I love my opportunities to confess to the Trappists, which regrettably is too infrequent—the abbey is in South Carolina, six hours from my home . My “regular confessor,” a wise and compassionate 82-year-old monk who manages the retreatants’ experience, has spent his life in the penitential mode of monastic life for many years. His reconciliation ministry is a combination of compassionate listening, wise counsel, and spiritual direction. He recommends spiritual reading which I have found most helpful. He does not absolve me of my pain and regret, but he does help me to see their place in preparing for death while using my still considerable energies to build the Church and imitate Christ despite my age.
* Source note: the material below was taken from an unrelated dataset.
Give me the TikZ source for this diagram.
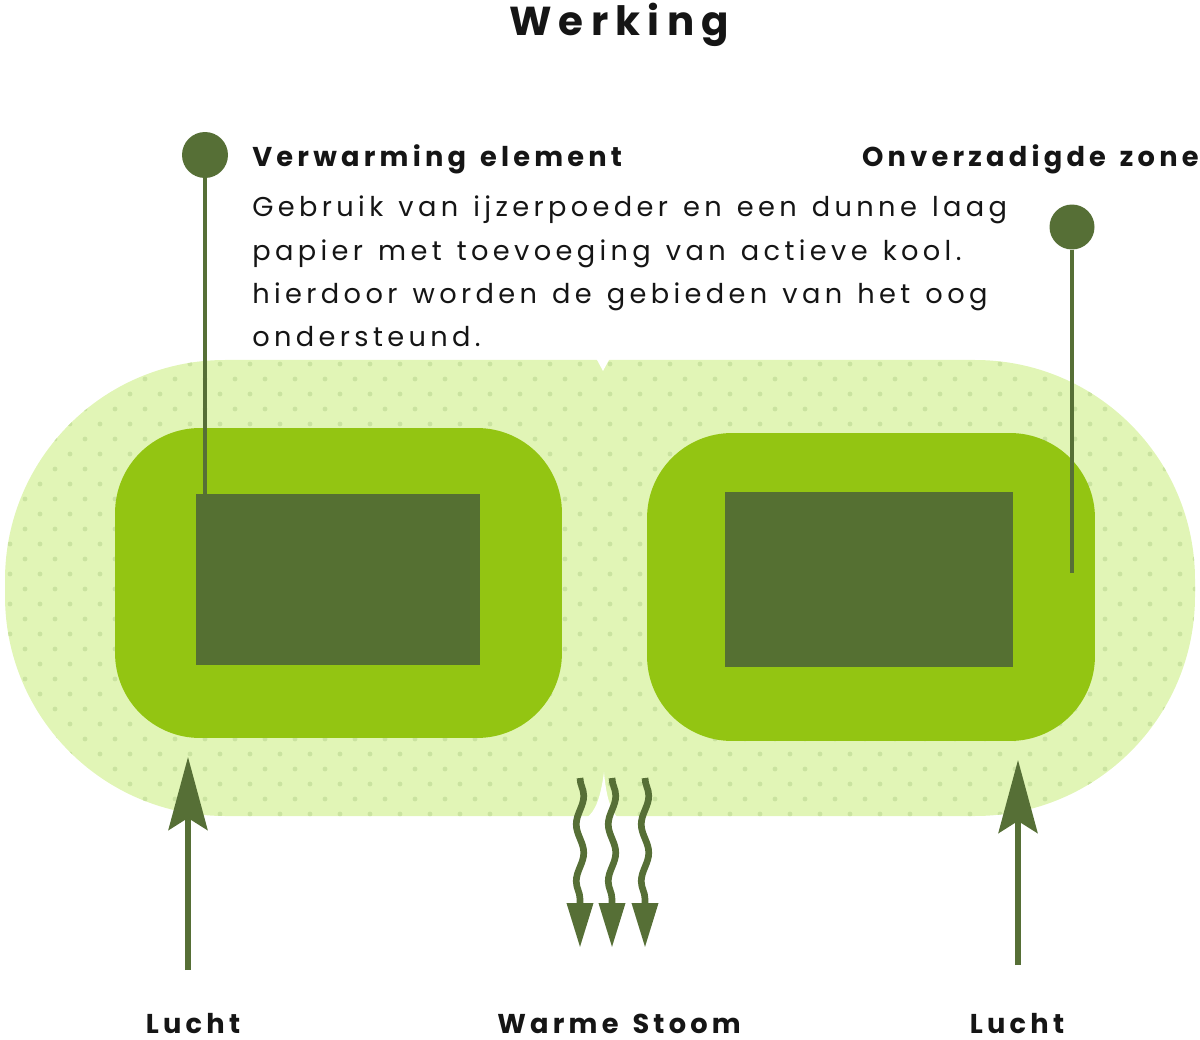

It occurs to me, too, that my experience of aging is hardly unique. Every age presents what the late psychoanalyst Erik Erikson [1902-1998] called stages of developmental challenge, the sequential tasks of living. I was fortunate enough to study him in moral theology and psychology, but it is rare to see his work incorporated into pastoral considerations of Penance and moral formation. Of even greater significance is Joseph Martos’ Doors to the Sacred [2014 edition] which introduces the ministry of spiritual direction into the discussion of confession. Writing a decade ago, Martos observes, “Also becoming more widespread is the practice of seeking spiritual direction from lay people who are formally trained for that ministry….Since the process of spiritual direction usually entails revealing one’s sins and shortcomings, and receiving assurance of God’s forgiveness as well as advice from the director, it is not unlike the practice of the medieval monks who acted as spiritual fathers for novices and people near the monastery, in the days before monks were ordained as priests. Thus, one path that reconciliation is taking may retrace a path that it took many centuries ago, with one important difference: today many spiritual directors are women.” [pp. 365-366]
If the Sacrament of Penance is to have a meaning future in the Church, it will need to connect in substantive ways with the broader desire of many Catholics for spiritual direction, i.e., a structured personal response to the Gospel of Jesus which puts the quest for virtue—living the Gospel values—at the top of penitential priorities. Spiritual direction can be offered in multiple formats: for example, there are parishes where small groups meet to follow the Exercises of St. Ignatius Loyola. History does teach, however, that the one-on-one journey to holiness and insight has a very long and successful track record. Where would St. Augustine be if he had not sought the tutelage of St. Ambrose of Milan?
Sin in the Sixties: Catholics and Confession, 1955-1975 by Maria C. Morrow of Seton Hall University is a very worthy purchase. For us old timers, it is an opportunity to revisit the years immediately before and after the Council and discern what we did right and what we did wrong. For younger generations, this work explains why the lines at the confessional no longer extend twenty persons deep. I will have an excellent follow-up book for review in about two months, A History of Catholic Theological Ethics  by James Keenan, S.J.